Even if you want to (and, of course, I don’t) it’s hard to avoid show business in New York City. Our neighbor, a shrink, remodeled her apartment and has been throwing parties to show it off. We missed the first two or three and so we—me and K, who often takes weekends off from playing in the pit so that we can keep our marriage in working order—went to one of her get-togethers yesterday. We didn’t know anyone but the hostess and so began the ritual “And how do you know So-and-so” overtures that you make to get a conversation going at these things. As the discussion moved to the “What-do-you-do” phase in a group clustered around the hummus, K said that he had just finished playing the Encores! production of Stephen Sondheim’s Follies. It was, as you’ve no doubt read—or maybe were lucky enough to see—a heart-wrenching production that drew rave reviews and now has the papers and blogs chirping about a possible move to Broadway. And that would be great although I don’t see how any producer can afford to pay its armada-sized cast lead by Victoria Clark, Christine Baranski, Victor Garber, and Donna Murphy, who is already signed up to star as Lotte Lenya in Lovemusik, which promises (threatens?) to be a kind of upscale jukebox musical based on the songs of Kurt Weill. But I digress.

Right after K finished talking, an elegant, white-haired man in the hummus group piped up, “I played Buddy.” And it turned out that he had played one of the male leads in Follies on its first national tour. He regaled us with funny stories about how soon after he’d moved to New York from Pittsburgh in the ‘40s, a grifter had cheated him out of his savings with a ruse about getting him an ad in Variety and how years later he had challenged and, in his telling, won an argument with Sondheim about how a lyric should be sung. And then at the hostess’ request, he started singing show tunes. His voice was creaky at first, but as the rest of us leaned in to listen, his snapping fingers helped him find his rhythm, his tenor began to lift and the showman emerged. I googled him as soon as we got home. He had said, his actor’s vanity apparently still in tact, that he was 88; the internet, that merciless tattletale, says 92. He hadn’t had a big career—a few third leads on Broadway, some small parts on TV variety shows in the ‘50s, a lot of stuff on the road. But looking at the joy and yearning on his face as he performed those few songs, I felt transported back to a time on Broadway like the one the ghosts of the past in Follies evoke, a time when everything seemed possible if you knew the right melody.

February 16, 2007

Viva "In the Heights"

Everyone who loves theater loves the thrill of seeing something fresh and exciting.

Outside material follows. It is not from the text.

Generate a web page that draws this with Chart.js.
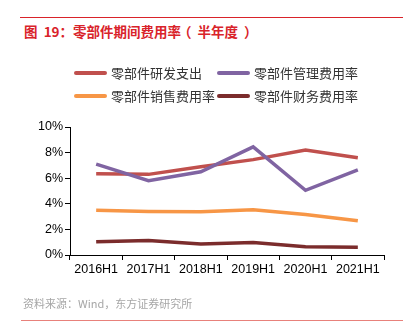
<!DOCTYPE html>
<html>
<head>
<meta charset="utf-8">
<script src="https://cdn.jsdelivr.net/npm/chart.js@4"></script>
<style>
  body { margin: 0; background: #fff; font-family: "Liberation Sans", "Noto Sans CJK SC", sans-serif; }
  #wrap { position: relative; width: 403px; height: 336px; overflow: hidden; }
  #topRule { position: absolute; left: 20px; right: 0; top: 17px; height: 1px; background: #d9232a; }
  #title { position: absolute; left: 24px; top: 21px; font-size: 13.5px; font-weight: bold; color: #d9232a; font-family: "Noto Sans CJK SC", sans-serif; white-space: nowrap; }
  #title .gap { display: inline-block; width: 6px; }
  #title .pre { display: inline-block; margin-left: -3px; }
  #legend { position: absolute; left: 74px; top: 63px; display: grid; grid-template-columns: 143px 150px; row-gap: 4px; }
  .item { display: flex; align-items: center; height: 19px; font-size: 13px; color: #333; font-family: "Noto Sans CJK SC", sans-serif; white-space: nowrap; }
  .swatch { width: 33px; height: 4px; border-radius: 2px; margin-right: 4px; }
  #source { position: absolute; left: 23px; top: 295px; font-size: 11px; color: #a6a6a6; font-family: "Noto Sans CJK SC", sans-serif; white-space: nowrap; }
  #bottomRule { position: absolute; left: 21px; right: 0; top: 320px; height: 1px; background: #e8817b; }
  #chart { position: absolute; left: 0; top: 0; }
</style>
</head>
<body>
<div id="wrap">
  <div id="topRule"></div>
  <div id="title">图&nbsp;&nbsp;19：零部件期间费用率<span class="pre">（</span><span class="gap"></span>半年度<span class="gap"></span>）</div>
  <canvas id="chart" width="403" height="336"></canvas>
  <div id="legend"></div>
  <div id="source">资料来源：Wind，东方证券研究所</div>
  <div id="bottomRule"></div>
</div>
<script>
// Categories (half-years)
const periods = ["2016H1", "2017H1", "2018H1", "2019H1", "2020H1", "2021H1"];

// Series values, in percent
const rdRate = [6.35, 6.3, 6.9, 7.45, 8.2, 7.6];
const mgmtRate = [7.1, 5.8, 6.5, 8.45, 5.05, 6.65];
const salesRate = [3.5, 3.4, 3.38, 3.53, 3.17, 2.68];
const financeRate = [1.04, 1.14, 0.85, 0.97, 0.65, 0.6];

// Series names and colors (legend order: row by row)
const seriesNames = ["零部件研发支出", "零部件管理费用率", "零部件销售费用率", "零部件财务费用率"];
const seriesColors = ["#c0504d", "#8064a2", "#f79646", "#7b2c2c"];
const seriesData = [rdRate, mgmtRate, salesRate, financeRate];

// Y axis ticks
const yMin = 0;
const yMax = 10;
const yStep = 2;

const datasets = seriesNames.map((name, i) => ({
  label: name,
  data: seriesData[i],
  borderColor: seriesColors[i],
  backgroundColor: seriesColors[i],
  borderWidth: 3.5,
  pointRadius: 0,
  tension: 0,
  fill: false,
}));

// draw back to front so the red and purple lines sit like the original
const drawOrder = [2, 3, 0, 1];
drawOrder.forEach((idx, pos) => { datasets[idx].order = 4 - pos; });

// HTML legend in two aligned columns
const legendEl = document.getElementById("legend");
seriesNames.forEach((name, i) => {
  const item = document.createElement("div");
  item.className = "item";
  item.innerHTML = `<span class="swatch" style="background:${seriesColors[i]}"></span>${name}`;
  legendEl.appendChild(item);
});

const tickFont = { family: "Liberation Sans", size: 12.5 };

new Chart(document.getElementById("chart"), {
  type: "line",
  data: { labels: periods, datasets: datasets },
  options: {
    responsive: false,
    animation: false,
    layout: { padding: { left: 0, right: 19, top: 127, bottom: 0 } },
    plugins: {
      legend: { display: false },
      title: { display: false },
      tooltip: { enabled: false },
    },
    scales: {
      x: {
        offset: true,
        grid: { offset: true, drawOnChartArea: false, drawTicks: true, tickLength: 5, color: "#000" },
        border: { color: "#000", width: 1 },
        ticks: { color: "#000", font: tickFont, padding: 2, maxRotation: 0 },
        afterFit: (scale) => { scale.height = 81; },
      },
      y: {
        min: yMin,
        max: yMax,
        grid: { drawOnChartArea: false, drawTicks: true, tickLength: 5, color: "#000" },
        border: { color: "#000", width: 1 },
        ticks: {
          stepSize: yStep,
          color: "#000",
          font: tickFont,
          padding: 2,
          callback: (v) => v + "%",
        },
        afterFit: (scale) => { scale.width = 70; },
      },
    },
  },
});
</script>
</body>
</html>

So although the musical In the Heights isn’t on Broadway (it’s playing in a now-deserted corner of what used to be Manhattan’s thriving garment district) I agreed to go when my friend Bill, an obsessive reader of theater blogs, websites and chat rooms, said he’d been seeing good things about it. The show, which centers around a group of Hispanic neighbors in the Washington Heights section of the city, isn’t the kind of singular sensation that A Chorus Line or Rent were (although there’s a nice symmetry in the fact that Priscilla Lopez, the original feisty Diana Morales in Chorus Line, plays the feisty mom in Heights). But In the Heights is still exciting because of the way its talented 27 year-old composer and star Lin-Manuel Miranda combines the musical idioms of hip-hop, salsa and traditional Broadway. And even more because it’s an encouraging sign that young people are again bringing fresh energy and contemporary flavors to musical theater.

Bill and I weren’t the only ones making the trek to see the show; the audience last night was speckled with insiders like longtime publicist Carol Fineman, sometime leading man Kevin Anderson and the legendary composer John Kander. Bill, a former actor, has at least a nodding acquaintance with seemingly everyone in the theater community and so we nodded at Kander during intermission. I wanted to ask Kander, who with his late partner Fred Ebb wrote Chicago and Cabaret among other great shows, what he thought of Heights but I’m a native New Yorker and, of course, we’re all too cool to do anything like that. As it turns out, I didn’t have to ask. As soon as the final song ended, Kander leapt to his feet to lead the standing ovation. I still don’t know what he really thought of the show, but I do know that his gesture of support was wonderfully gracious. And that kind of enthusiasm for the future of the art form is one more thing I love about the theater. Kander’s last collaboration with Ebb, Curtains, starts previews next week and is scheduled to open on March 22. I’ve always been a fan of their work but I’m looking forward to seeing this one even more now.

February 14, 2007

Curtain-Raiser

If you’ve found this blog, then you already know about Broadway and you probably want to know more about it, like what’s playing, who’s playing, how they’re playing, what’s worth your paying to see, and what people are saying about it all. And now you may want to know a little about me. Well, I saw my first Broadway show over 40 years ago when I was 12. A girl in my class had gotten tickets from someone her mother knew and she invited me. I liked the show, Mary Mary, more than she did. In fact, I loved it. I now know it wasn’t that great a show but I still love it. I’ve seen thousands of shows since then (including a few from the wings and even one from the orchestra pit, a wedding gift from my husband K, a Broadway pit musician) and I love them too. Even the bad ones. I am happiest when I am sitting in a theater. Or when I’m talking about theater. Or reading about theater. Or now blogging about it. If you’re reading this, you love theater too and I hope you’ll keep me company as I blog my way through this Broadway season.